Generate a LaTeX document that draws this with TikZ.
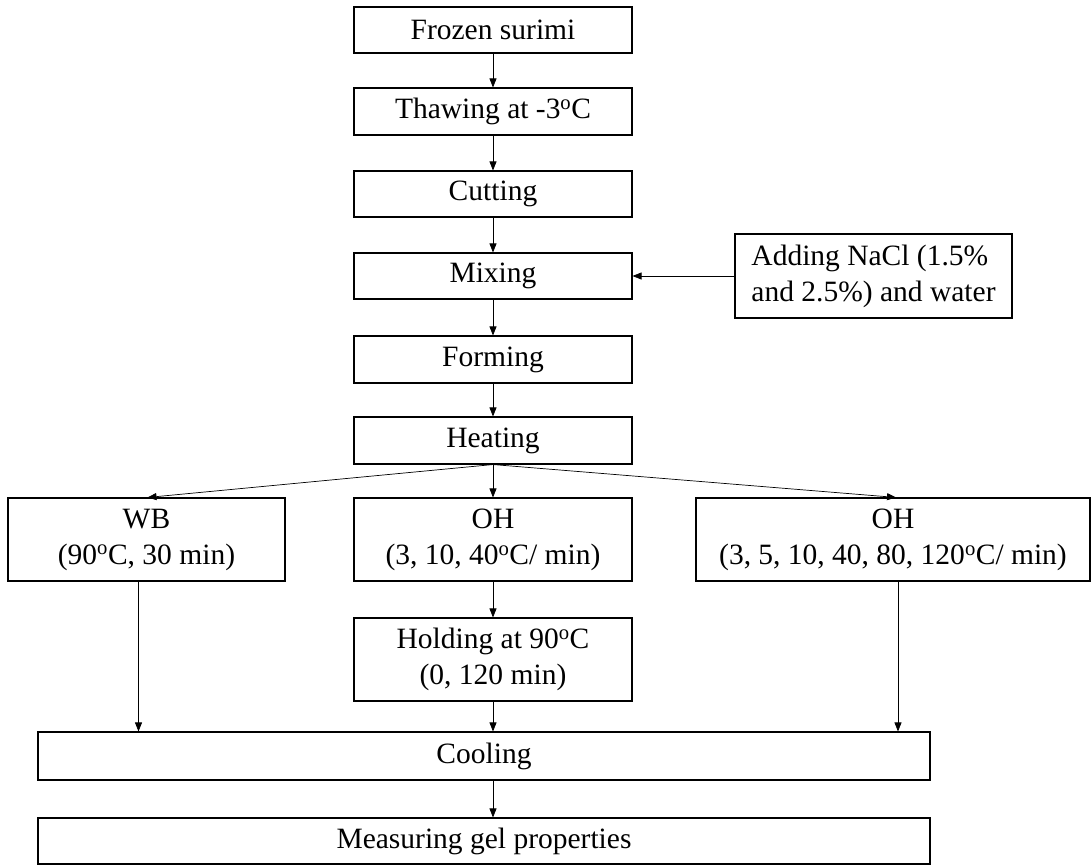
\documentclass[tikz,border=0pt]{standalone}
\usepackage{fontspec}
\setmainfont{Liberation Serif}
\usetikzlibrary{arrows.meta}
\begin{document}
\begin{tikzpicture}[x=1pt,y=-1pt,
  box/.style={draw=black,line width=1.1pt,rectangle,inner sep=0pt,align=center,
    font=\fontsize{29.5}{36}\selectfont},
  arr/.style={draw=black,line width=0.7pt,-{Triangle[length=9pt,width=7pt]}}]
\useasboundingbox (0,0) rectangle (1092,866);
\fill[white] (0,0) rectangle (1092,866);
% main column
\node[box,minimum width=278pt,minimum height=46pt] (frozen) at (493,30) {Frozen surimi};
\node[box,minimum width=278pt,minimum height=47pt] (thaw) at (493,111.5) {Thawing at -3\textsuperscript{o}C};
\node[box,minimum width=278pt,minimum height=46pt] (cut) at (493,194) {Cutting};
\node[box,minimum width=278pt,minimum height=46pt] (mix) at (493,276) {Mixing};
\node[box,minimum width=278pt,minimum height=47pt] (form) at (493,359.5) {Forming};
\node[box,minimum width=278pt,minimum height=47pt] (heat) at (493,440.5) {Heating};
\node[box,minimum width=277pt,minimum height=84pt,align=left] (add) at (873.5,276) {Adding NaCl (1.5\%\\and 2.5\%) and water};
% branches
\node[box,minimum width=277pt,minimum height=83pt] (wb) at (146.5,539.5) {WB\\(90\textsuperscript{o}C, 30 min)};
\node[box,minimum width=278pt,minimum height=83pt] (ohm) at (493,539.5) {OH\\(3, 10, 40\textsuperscript{o}C/ min)};
\node[box,minimum width=394pt,minimum height=83pt] (ohr) at (893,539.5) {OH\\(3, 5, 10, 40, 80, 120\textsuperscript{o}C/ min)};
\node[box,minimum width=278pt,minimum height=83pt] (hold) at (493,659.5) {Holding at 90\textsuperscript{o}C\\(0, 120 min)};
\node[box,minimum width=892pt,minimum height=48pt] (cool) at (484,756) {Cooling};
\node[box,minimum width=892pt,minimum height=46pt] (meas) at (484,841) {Measuring gel properties};
% connectors
\draw[arr] (frozen) -- (thaw);
\draw[arr] (thaw) -- (cut);
\draw[arr] (cut) -- (mix);
\draw[arr] (mix) -- (form);
\draw[arr] (form) -- (heat);
\draw[arr] (add.west) -- (mix.east);
\draw[arr] (heat.south) -- ([xshift=1pt]wb.north);
\draw[arr] (heat.south) -- (ohm.north);
\draw[arr] (heat.south) -- ([xshift=3pt]ohr.north);
\draw[arr] (ohm) -- (hold);
\coordinate (wbout) at ([xshift=-8pt]wb.south);
\coordinate (ohrout) at ([xshift=5pt]ohr.south);
\draw[arr] (wbout) -- (wbout |- cool.north);
\draw[arr] (hold.south) -- (hold.south |- cool.north);
\draw[arr] (ohrout) -- (ohrout |- cool.north);
\draw[arr] (hold.south |- cool.south) -- (hold.south |- meas.north);
\end{tikzpicture}
\end{document}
══════
Aim of the task — Omitting all images, print the listing exactly.

Reply —
Generate a LaTeX document that draws this with TikZ.
\documentclass[tikz,border=0pt]{standalone}
\usepackage{fontspec}
\setmainfont{Liberation Serif}
\usetikzlibrary{arrows.meta}
\begin{document}
\begin{tikzpicture}[x=1pt,y=-1pt,
  box/.style={draw=black,line width=1.1pt,rectangle,inner sep=0pt,align=center,
    font=\fontsize{29.5}{36}\selectfont},
  arr/.style={draw=black,line width=0.7pt,-{Triangle[length=9pt,width=7pt]}}]
\useasboundingbox (0,0) rectangle (1092,866);
\fill[white] (0,0) rectangle (1092,866);
% main column
\node[box,minimum width=278pt,minimum height=46pt] (frozen) at (493,30) {Frozen surimi};
\node[box,minimum width=278pt,minimum height=47pt] (thaw) at (493,111.5) {Thawing at -3\textsuperscript{o}C};
\node[box,minimum width=278pt,minimum height=46pt] (cut) at (493,194) {Cutting};
\node[box,minimum width=278pt,minimum height=46pt] (mix) at (493,276) {Mixing};
\node[box,minimum width=278pt,minimum height=47pt] (form) at (493,359.5) {Forming};
\node[box,minimum width=278pt,minimum height=47pt] (heat) at (493,440.5) {Heating};
\node[box,minimum width=277pt,minimum height=84pt,align=left] (add) at (873.5,276) {Adding NaCl (1.5\%\\and 2.5\%) and water};
% branches
\node[box,minimum width=277pt,minimum height=83pt] (wb) at (146.5,539.5) {WB\\(90\textsuperscript{o}C, 30 min)};
\node[box,minimum width=278pt,minimum height=83pt] (ohm) at (493,539.5) {OH\\(3, 10, 40\textsuperscript{o}C/ min)};
\node[box,minimum width=394pt,minimum height=83pt] (ohr) at (893,539.5) {OH\\(3, 5, 10, 40, 80, 120\textsuperscript{o}C/ min)};
\node[box,minimum width=278pt,minimum height=83pt] (hold) at (493,659.5) {Holding at 90\textsuperscript{o}C\\(0, 120 min)};
\node[box,minimum width=892pt,minimum height=48pt] (cool) at (484,756) {Cooling};
\node[box,minimum width=892pt,minimum height=46pt] (meas) at (484,841) {Measuring gel properties};
% connectors
\draw[arr] (frozen) -- (thaw);
\draw[arr] (thaw) -- (cut);
\draw[arr] (cut) -- (mix);
\draw[arr] (mix) -- (form);
\draw[arr] (form) -- (heat);
\draw[arr] (add.west) -- (mix.east);
\draw[arr] (heat.south) -- ([xshift=1pt]wb.north);
\draw[arr] (heat.south) -- (ohm.north);
\draw[arr] (heat.south) -- ([xshift=3pt]ohr.north);
\draw[arr] (ohm) -- (hold);
\coordinate (wbout) at ([xshift=-8pt]wb.south);
\coordinate (ohrout) at ([xshift=5pt]ohr.south);
\draw[arr] (wbout) -- (wbout |- cool.north);
\draw[arr] (hold.south) -- (hold.south |- cool.north);
\draw[arr] (ohrout) -- (ohrout |- cool.north);
\draw[arr] (hold.south |- cool.south) -- (hold.south |- meas.north);
\end{tikzpicture}
\end{document}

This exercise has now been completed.